• **Entries**:
_ _ _ _
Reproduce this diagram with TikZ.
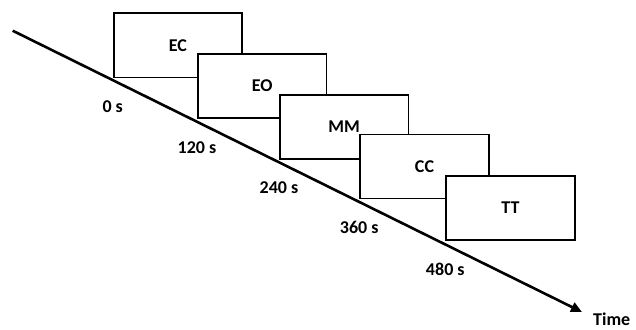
\documentclass[tikz,border=0pt]{standalone}
\usepackage{fontspec}
\setmainfont{Carlito}
\usetikzlibrary{arrows.meta, positioning}
\tikzset{
  stage/.style={rectangle, draw=black, line width=1.8pt, fill=white, minimum width=128.6pt,
    minimum height=64pt, inner sep=0pt, anchor=south west, font=\fontsize{18}{21}\selectfont\bfseries},
  tlabel/.style={inner sep=2pt, font=\fontsize{18}{21}\selectfont\bfseries},
  timearr/.style={-{Triangle[length=11pt, width=10pt]}, line width=2.6pt, black},
}

\begin{document}
\begin{tikzpicture}[x=1pt, y=-1pt]
    \useasboundingbox (0,0) rectangle (636,329);
    \coordinate (tstart) at (12.7,30.7);
    \coordinate (tend) at (582,312);
    \draw[timearr] (tstart) -- (tend);
    \node[stage] (ec) at (112.7,78.3) {EC};
    \node[stage] (eo) at (197,119) {EO};
    \node[stage] (mm) at (279,159.5) {MM};
    \node[stage] (cc) at (359.3,199.3) {CC};
    \node[stage] (tt) at (445.3,241) {TT};
    \node[tlabel, below=20pt of ec.south west] (t0) {0 s};
    \node[tlabel, below=20pt of eo.south west] (t120) {120 s};
    \node[tlabel, below=20pt of mm.south west] (t240) {240 s};
    \node[tlabel, below=20pt of cc.south west] (t360) {360 s};
    \node[tlabel, below=20pt of tt.south west] (t480) {480 s};
    \node[tlabel, inner sep=0pt, right=11pt of tend, yshift=-7pt] (time) {Time};
  \end{tikzpicture}
\end{document}
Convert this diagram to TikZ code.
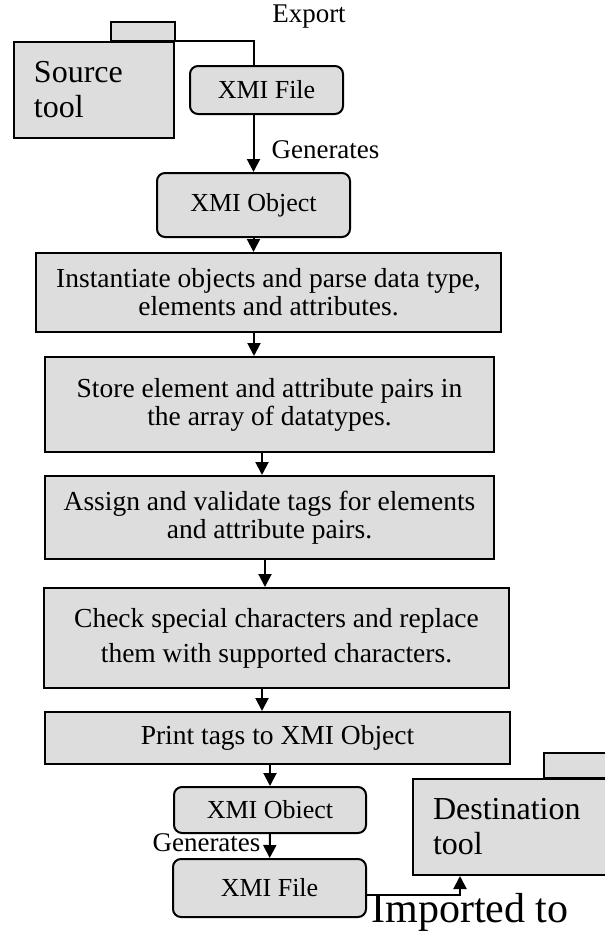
\documentclass[tikz,border=0pt]{standalone}
\usepackage{fontspec}
\setmainfont{Liberation Serif}
\usetikzlibrary{positioning, arrows.meta, calc}
\definecolor{boxgray}{RGB}{221, 221, 221}

\begin{document}
\begin{tikzpicture}[
    x=1pt, y=-1pt, % one unit = one pixel of the page, y runs downwards
    >={Triangle[length=13pt, width=13pt]}, % Arrow tip style
    stepbox/.style={ % Style for the square process boxes
        rectangle,
        draw=black,
        line width=2pt,
        fill=boxgray,
        align=center,
        inner sep=0pt,
        font=\fontsize{27.5}{28}\selectfont
    },
    % Rounded boxes for the XMI files and objects
    filebox/.style={stepbox, rounded corners=8pt, font=\fontsize{26}{28}\selectfont},
    % Folder shaped tool boxes (the tab is drawn separately)
    toolbox/.style={
        stepbox,
        align=left,
        inner xsep=20pt,
        font=\fontsize{32}{35}\selectfont
    },
    % Arrow style
    arrow/.style={->, line width=2pt},
    line/.style={line width=2pt},
    % Style for labels on the connectors
    label_text/.style={font=\fontsize{27}{30}\selectfont, inner sep=0pt}
]
\useasboundingbox (0,0) rectangle (605,932);
\clip (0,0) rectangle (605,932);

% Source tool
\node[toolbox, minimum width=160, minimum height=96, text width=120] (source) at (94,90) {Source\\tool};
\draw[line, fill=boxgray] (source.north east) rectangle ++(-64,-19);

% Exported file and object
\node[filebox, minimum width=153, minimum height=48] (xmifile) at (266.5,90) {XMI File};
\node[filebox, minimum width=193, minimum height=64] (xmiobj) at (253.5,205) {XMI Object};

% Process steps
\node[stepbox, minimum width=465, minimum height=79] (instantiate) at (268.5,292.5)
    {Instantiate objects and parse data type,\\elements and attributes.};
\node[stepbox, minimum width=449, minimum height=95] (store) at (269.5,404.5)
    {Store element and attribute pairs in\\the array of datatypes.};
\node[stepbox, minimum width=449, minimum height=83] (assign) at (269.5,517.5)
    {Assign and validate tags for elements\\and attribute pairs.};
\node[stepbox, minimum width=465, minimum height=100, font=\fontsize{27.5}{35}\selectfont] (check) at (276.5,638)
    {Check special characters and replace\\them with supported characters.};
\node[stepbox, minimum width=465, minimum height=52] (print) at (277.5,738) {Print tags to XMI Object};

% Generated object and file
\node[filebox, minimum width=192, minimum height=46] (xmiobj2) at (270,810) {XMI Obiect};
\node[filebox, minimum width=193, minimum height=58] (xmifile2) at (269.5,888) {XMI File};

% Destination tool
\node[toolbox, minimum width=194, minimum height=96, text width=154] (dest) at (510,827) {Destination\\tool};
\draw[line, fill=boxgray] (dest.north east) rectangle ++(-64,-25);

% Connectors
\draw[line] (source.north east) -| ($(xmifile.north)+(-12.5,0)$);
\draw[arrow] (xmifile.south -| xmiobj) -- (xmiobj);
\draw[arrow] (xmiobj) -- (xmiobj |- instantiate.north);
\draw[arrow] ($(instantiate.south)+(-14.5,0)$) -- ($(store.north)+(-15.5,0)$);
\draw[arrow] ($(store.south)+(-7.5,0)$) -- ($(assign.north)+(-7.5,0)$);
\draw[arrow] ($(assign.south)+(-4.5,0)$) -- ($(check.north)+(-11.5,0)$);
\draw[arrow] ($(check.south)+(-14.5,0)$) -- ($(print.north)+(-15.5,0)$);
\draw[arrow] (print.south -| xmiobj2) -- (xmiobj2);
\draw[arrow] (xmiobj2) -- (xmifile2);
\draw[arrow] ($(xmifile2.east)+(0,7)$) -| ($(dest.south)+(-50,0)$);

% Connector labels
\node[label_text] (export) at (309,17) {Export};
\node[label_text] (gen1) at (325.5,150) {Generates};
\node[label_text] (gen2) at (206.5,843) {Generates};
\node[label_text, font=\fontsize{42}{46}\selectfont] (imported) at (470,912) {Imported to};

\end{tikzpicture}
\end{document}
_ _ _ _
In your copy of the listing above, reproduce each line exactly and omit all pictures.

• **Finished answer**:
Reproduce this diagram with TikZ.
\documentclass[tikz,border=0pt]{standalone}
\usepackage{fontspec}
\setmainfont{Carlito}
\usetikzlibrary{arrows.meta, positioning}
\tikzset{
  stage/.style={rectangle, draw=black, line width=1.8pt, fill=white, minimum width=128.6pt,
    minimum height=64pt, inner sep=0pt, anchor=south west, font=\fontsize{18}{21}\selectfont\bfseries},
  tlabel/.style={inner sep=2pt, font=\fontsize{18}{21}\selectfont\bfseries},
  timearr/.style={-{Triangle[length=11pt, width=10pt]}, line width=2.6pt, black},
}

\begin{document}
\begin{tikzpicture}[x=1pt, y=-1pt]
    \useasboundingbox (0,0) rectangle (636,329);
    \coordinate (tstart) at (12.7,30.7);
    \coordinate (tend) at (582,312);
    \draw[timearr] (tstart) -- (tend);
    \node[stage] (ec) at (112.7,78.3) {EC};
    \node[stage] (eo) at (197,119) {EO};
    \node[stage] (mm) at (279,159.5) {MM};
    \node[stage] (cc) at (359.3,199.3) {CC};
    \node[stage] (tt) at (445.3,241) {TT};
    \node[tlabel, below=20pt of ec.south west] (t0) {0 s};
    \node[tlabel, below=20pt of eo.south west] (t120) {120 s};
    \node[tlabel, below=20pt of mm.south west] (t240) {240 s};
    \node[tlabel, below=20pt of cc.south west] (t360) {360 s};
    \node[tlabel, below=20pt of tt.south west] (t480) {480 s};
    \node[tlabel, inner sep=0pt, right=11pt of tend, yshift=-7pt] (time) {Time};
  \end{tikzpicture}
\end{document}
Convert this diagram to TikZ code.
\documentclass[tikz,border=0pt]{standalone}
\usepackage{fontspec}
\setmainfont{Liberation Serif}
\usetikzlibrary{positioning, arrows.meta, calc}
\definecolor{boxgray}{RGB}{221, 221, 221}

\begin{document}
\begin{tikzpicture}[
    x=1pt, y=-1pt, % one unit = one pixel of the page, y runs downwards
    >={Triangle[length=13pt, width=13pt]}, % Arrow tip style
    stepbox/.style={ % Style for the square process boxes
        rectangle,
        draw=black,
        line width=2pt,
        fill=boxgray,
        align=center,
        inner sep=0pt,
        font=\fontsize{27.5}{28}\selectfont
    },
    % Rounded boxes for the XMI files and objects
    filebox/.style={stepbox, rounded corners=8pt, font=\fontsize{26}{28}\selectfont},
    % Folder shaped tool boxes (the tab is drawn separately)
    toolbox/.style={
        stepbox,
        align=left,
        inner xsep=20pt,
        font=\fontsize{32}{35}\selectfont
    },
    % Arrow style
    arrow/.style={->, line width=2pt},
    line/.style={line width=2pt},
    % Style for labels on the connectors
    label_text/.style={font=\fontsize{27}{30}\selectfont, inner sep=0pt}
]
\useasboundingbox (0,0) rectangle (605,932);
\clip (0,0) rectangle (605,932);

% Source tool
\node[toolbox, minimum width=160, minimum height=96, text width=120] (source) at (94,90) {Source\\tool};
\draw[line, fill=boxgray] (source.north east) rectangle ++(-64,-19);

% Exported file and object
\node[filebox, minimum width=153, minimum height=48] (xmifile) at (266.5,90) {XMI File};
\node[filebox, minimum width=193, minimum height=64] (xmiobj) at (253.5,205) {XMI Object};

% Process steps
\node[stepbox, minimum width=465, minimum height=79] (instantiate) at (268.5,292.5)
    {Instantiate objects and parse data type,\\elements and attributes.};
\node[stepbox, minimum width=449, minimum height=95] (store) at (269.5,404.5)
    {Store element and attribute pairs in\\the array of datatypes.};
\node[stepbox, minimum width=449, minimum height=83] (assign) at (269.5,517.5)
    {Assign and validate tags for elements\\and attribute pairs.};
\node[stepbox, minimum width=465, minimum height=100, font=\fontsize{27.5}{35}\selectfont] (check) at (276.5,638)
    {Check special characters and replace\\them with supported characters.};
\node[stepbox, minimum width=465, minimum height=52] (print) at (277.5,738) {Print tags to XMI Object};

% Generated object and file
\node[filebox, minimum width=192, minimum height=46] (xmiobj2) at (270,810) {XMI Obiect};
\node[filebox, minimum width=193, minimum height=58] (xmifile2) at (269.5,888) {XMI File};

% Destination tool
\node[toolbox, minimum width=194, minimum height=96, text width=154] (dest) at (510,827) {Destination\\tool};
\draw[line, fill=boxgray] (dest.north east) rectangle ++(-64,-25);

% Connectors
\draw[line] (source.north east) -| ($(xmifile.north)+(-12.5,0)$);
\draw[arrow] (xmifile.south -| xmiobj) -- (xmiobj);
\draw[arrow] (xmiobj) -- (xmiobj |- instantiate.north);
\draw[arrow] ($(instantiate.south)+(-14.5,0)$) -- ($(store.north)+(-15.5,0)$);
\draw[arrow] ($(store.south)+(-7.5,0)$) -- ($(assign.north)+(-7.5,0)$);
\draw[arrow] ($(assign.south)+(-4.5,0)$) -- ($(check.north)+(-11.5,0)$);
\draw[arrow] ($(check.south)+(-14.5,0)$) -- ($(print.north)+(-15.5,0)$);
\draw[arrow] (print.south -| xmiobj2) -- (xmiobj2);
\draw[arrow] (xmiobj2) -- (xmifile2);
\draw[arrow] ($(xmifile2.east)+(0,7)$) -| ($(dest.south)+(-50,0)$);

% Connector labels
\node[label_text] (export) at (309,17) {Export};
\node[label_text] (gen1) at (325.5,150) {Generates};
\node[label_text] (gen2) at (206.5,843) {Generates};
\node[label_text, font=\fontsize{42}{46}\selectfont] (imported) at (470,912) {Imported to};

\end{tikzpicture}
\end{document}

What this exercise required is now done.